[PATCH 1/2] x86/amd-iommu: enable iommu before attaching devices

Mon Apr 5 10:17:50 EDT 2010

On Sat, Apr 03, 2010 at 07:38:36PM +0200, Joerg Roedel wrote:
> On Fri, Apr 02, 2010 at 11:59:32AM -0400, Vivek Goyal wrote:
> > 1. kernel crashes, we leave IOMMU enabled.
> 
> True for everything except gart and amd iommu.
> 
> > 	a. So during this small window when iommu is disabled and we enable
> > 	   it back, any inflight DMA will passthrough possibly to an
> > 	   unintended physical address as translation is disabled and it
> > 	   can corrupt the kdump kenrel.
> 
> Right.
> 
> > 	b. Even after enabling the iommu, I guess we will continue to
> > 	   use cached DTE, and translation information to handle any
> > 	   in-flight DMA. The difference is that now iommus are enabled
> > 	   so any in-flight DMA should go to the address as intended in
> > 	   first kenrel and should not corrupt anything.
> 
> Right.
> 
> > 
> > 3. Once iommus are enabled again, we allocated and initilize protection
> >    domains. We attach devices to domains. In the process we flush the
> >    DTE, PDE and IO TLBs.
> > 
> > 	c. Looks like do_attach->set_dte_entry(), by default gives write
> > 	   permission (IW) to all the devices. I am assuming that at
> > 	   this point of time translation is enabled and possibly unity
> > 	   mapped.
> 
> No, The IW bit in the DTE must be set because all write permission bits
> (DTE and page tabled) are ANDed to determine if a device can write to a
> particular address. So as long as the paging mode is unequal to zero the
> hardware will walk the page-table first to find out if the device has
> write permission.

And by default valid PTEs are not present (except for some unity mappings
as specified by ACPI tables), so we will end the transaction with
IO_PAGE_FAULT? I am assuming that we will not set unity mappings for
kernel reserved area and so either an in-flight DMA will not be allowed
and IO_PAGE_FAULT will be logged or it will be allowed to some unity
mapping which is not mapped to kdump kernel area hence no corruption of
capture kernel?

> With paging mode == 0 your statement about read-write
> unity-mapping is true. This is used for a pass-through domain (iommu=pt)
> btw.

Ok, so in case of pass through, I think one just needs to make sure that
don't use iommu=pt in second kernel if one did not use iommu=pt in first kernel.
Otherwise you can redirect the the in-flight DMAs in second kernel to an
entirely unintended physical memory.

So following seems to be the summary.

- Don't disable AMD IOMMU after crash in machine_crash_shutdown(), because
  disabling it can direct in-flight DMAs to unintended physical meory
  areas and can corrupt other data structures.

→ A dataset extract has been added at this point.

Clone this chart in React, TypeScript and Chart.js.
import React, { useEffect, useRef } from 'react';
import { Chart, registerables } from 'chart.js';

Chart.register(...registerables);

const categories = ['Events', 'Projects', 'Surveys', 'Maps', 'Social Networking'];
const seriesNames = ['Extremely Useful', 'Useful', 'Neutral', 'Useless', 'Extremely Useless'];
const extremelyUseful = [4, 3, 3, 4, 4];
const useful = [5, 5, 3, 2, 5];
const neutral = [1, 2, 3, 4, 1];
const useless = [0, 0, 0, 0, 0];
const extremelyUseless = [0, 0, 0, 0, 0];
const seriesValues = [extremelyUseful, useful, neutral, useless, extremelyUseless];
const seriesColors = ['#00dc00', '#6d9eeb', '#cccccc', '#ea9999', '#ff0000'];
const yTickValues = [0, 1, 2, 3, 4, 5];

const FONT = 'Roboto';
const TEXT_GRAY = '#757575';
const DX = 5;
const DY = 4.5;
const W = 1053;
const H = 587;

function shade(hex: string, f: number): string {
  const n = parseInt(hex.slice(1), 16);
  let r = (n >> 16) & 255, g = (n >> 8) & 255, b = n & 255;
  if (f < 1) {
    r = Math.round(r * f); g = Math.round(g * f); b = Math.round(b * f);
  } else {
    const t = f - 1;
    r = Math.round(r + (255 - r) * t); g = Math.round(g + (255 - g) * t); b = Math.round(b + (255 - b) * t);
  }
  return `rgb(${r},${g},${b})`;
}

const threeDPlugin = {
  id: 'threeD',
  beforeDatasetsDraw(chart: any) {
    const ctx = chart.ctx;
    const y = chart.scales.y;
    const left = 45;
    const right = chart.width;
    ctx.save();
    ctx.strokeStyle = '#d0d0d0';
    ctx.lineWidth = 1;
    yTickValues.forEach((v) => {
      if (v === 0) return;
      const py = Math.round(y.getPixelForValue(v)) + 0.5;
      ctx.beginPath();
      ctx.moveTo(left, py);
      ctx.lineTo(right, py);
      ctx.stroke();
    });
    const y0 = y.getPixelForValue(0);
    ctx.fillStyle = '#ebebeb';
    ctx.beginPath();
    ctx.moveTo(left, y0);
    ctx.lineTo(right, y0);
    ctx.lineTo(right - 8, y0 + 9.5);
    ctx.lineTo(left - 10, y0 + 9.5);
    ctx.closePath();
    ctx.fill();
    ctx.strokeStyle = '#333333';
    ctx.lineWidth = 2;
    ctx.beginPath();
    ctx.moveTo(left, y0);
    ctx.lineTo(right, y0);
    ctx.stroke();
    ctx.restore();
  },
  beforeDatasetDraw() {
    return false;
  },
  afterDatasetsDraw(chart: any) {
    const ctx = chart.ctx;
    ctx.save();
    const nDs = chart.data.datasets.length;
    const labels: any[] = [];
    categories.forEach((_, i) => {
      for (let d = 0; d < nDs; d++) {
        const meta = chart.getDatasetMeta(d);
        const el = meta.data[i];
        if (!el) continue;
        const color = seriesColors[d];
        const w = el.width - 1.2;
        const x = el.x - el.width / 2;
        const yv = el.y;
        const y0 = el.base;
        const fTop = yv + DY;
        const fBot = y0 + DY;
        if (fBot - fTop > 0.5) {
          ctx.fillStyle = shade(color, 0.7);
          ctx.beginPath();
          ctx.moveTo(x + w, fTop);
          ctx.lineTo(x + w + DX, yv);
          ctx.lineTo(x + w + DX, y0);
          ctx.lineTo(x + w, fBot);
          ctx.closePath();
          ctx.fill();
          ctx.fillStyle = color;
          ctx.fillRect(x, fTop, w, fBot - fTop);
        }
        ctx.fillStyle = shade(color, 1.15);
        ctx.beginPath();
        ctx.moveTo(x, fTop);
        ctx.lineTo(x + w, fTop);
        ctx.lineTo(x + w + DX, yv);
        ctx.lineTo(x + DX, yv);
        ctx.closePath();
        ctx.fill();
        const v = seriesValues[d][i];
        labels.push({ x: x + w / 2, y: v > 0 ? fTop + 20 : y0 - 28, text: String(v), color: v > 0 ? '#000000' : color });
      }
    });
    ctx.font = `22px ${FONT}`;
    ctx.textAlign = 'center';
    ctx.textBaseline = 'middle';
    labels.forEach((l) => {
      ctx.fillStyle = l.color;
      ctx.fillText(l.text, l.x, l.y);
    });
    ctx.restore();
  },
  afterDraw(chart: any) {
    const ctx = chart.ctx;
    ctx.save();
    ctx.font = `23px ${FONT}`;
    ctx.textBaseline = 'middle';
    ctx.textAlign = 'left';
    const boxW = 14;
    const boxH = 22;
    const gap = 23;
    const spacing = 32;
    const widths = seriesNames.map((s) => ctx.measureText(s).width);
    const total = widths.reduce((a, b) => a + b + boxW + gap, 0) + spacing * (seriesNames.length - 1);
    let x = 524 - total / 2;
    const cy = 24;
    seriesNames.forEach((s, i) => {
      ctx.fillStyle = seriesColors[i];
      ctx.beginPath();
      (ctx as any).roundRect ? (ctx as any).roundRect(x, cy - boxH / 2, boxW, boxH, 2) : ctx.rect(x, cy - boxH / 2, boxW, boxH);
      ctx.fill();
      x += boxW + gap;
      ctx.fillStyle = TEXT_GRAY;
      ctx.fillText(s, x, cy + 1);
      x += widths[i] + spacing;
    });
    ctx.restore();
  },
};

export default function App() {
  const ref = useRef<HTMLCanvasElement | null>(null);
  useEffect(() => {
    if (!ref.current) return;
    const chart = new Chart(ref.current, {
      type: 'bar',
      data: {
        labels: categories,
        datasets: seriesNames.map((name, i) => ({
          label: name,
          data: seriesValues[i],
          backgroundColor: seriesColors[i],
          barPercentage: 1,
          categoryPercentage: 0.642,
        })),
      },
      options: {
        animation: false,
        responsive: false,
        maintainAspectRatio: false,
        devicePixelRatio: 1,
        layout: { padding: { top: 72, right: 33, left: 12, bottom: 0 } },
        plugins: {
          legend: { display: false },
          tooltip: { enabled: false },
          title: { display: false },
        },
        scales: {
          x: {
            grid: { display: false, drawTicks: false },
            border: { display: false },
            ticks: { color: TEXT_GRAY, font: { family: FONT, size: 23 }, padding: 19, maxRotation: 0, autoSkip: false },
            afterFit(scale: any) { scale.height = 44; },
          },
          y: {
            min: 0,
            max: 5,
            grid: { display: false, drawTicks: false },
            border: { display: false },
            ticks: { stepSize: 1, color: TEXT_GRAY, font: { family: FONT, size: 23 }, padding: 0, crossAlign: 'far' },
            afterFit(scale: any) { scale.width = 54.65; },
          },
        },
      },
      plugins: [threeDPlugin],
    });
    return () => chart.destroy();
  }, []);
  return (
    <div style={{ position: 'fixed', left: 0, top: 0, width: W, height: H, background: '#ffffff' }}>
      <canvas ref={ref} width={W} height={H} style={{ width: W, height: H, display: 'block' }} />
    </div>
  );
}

- Once the iommu is enabled in second kernel, most likely in-flight DMAs
  will end with IO_PAGE_FAULT (iommu!=pt). Only selective unity mapping
  areas will be setup based on ACPI tables and these should be BIOS region
  and should not overlap with kdump reserved memory. iommu=pt should also
  be safe if iommu=pt was used in first kernel also.  

- Only small window where in-flight DMA can corrupt things is when we
  are initializing iommu in second kernel. (We first disable iommu and then
  enable it back). During this small period translation will be disabled and
  some IO can go to unintended address. And there does not seem to be any easy
  way to plug this hole.

Have I got it right?

Thanks
Vivek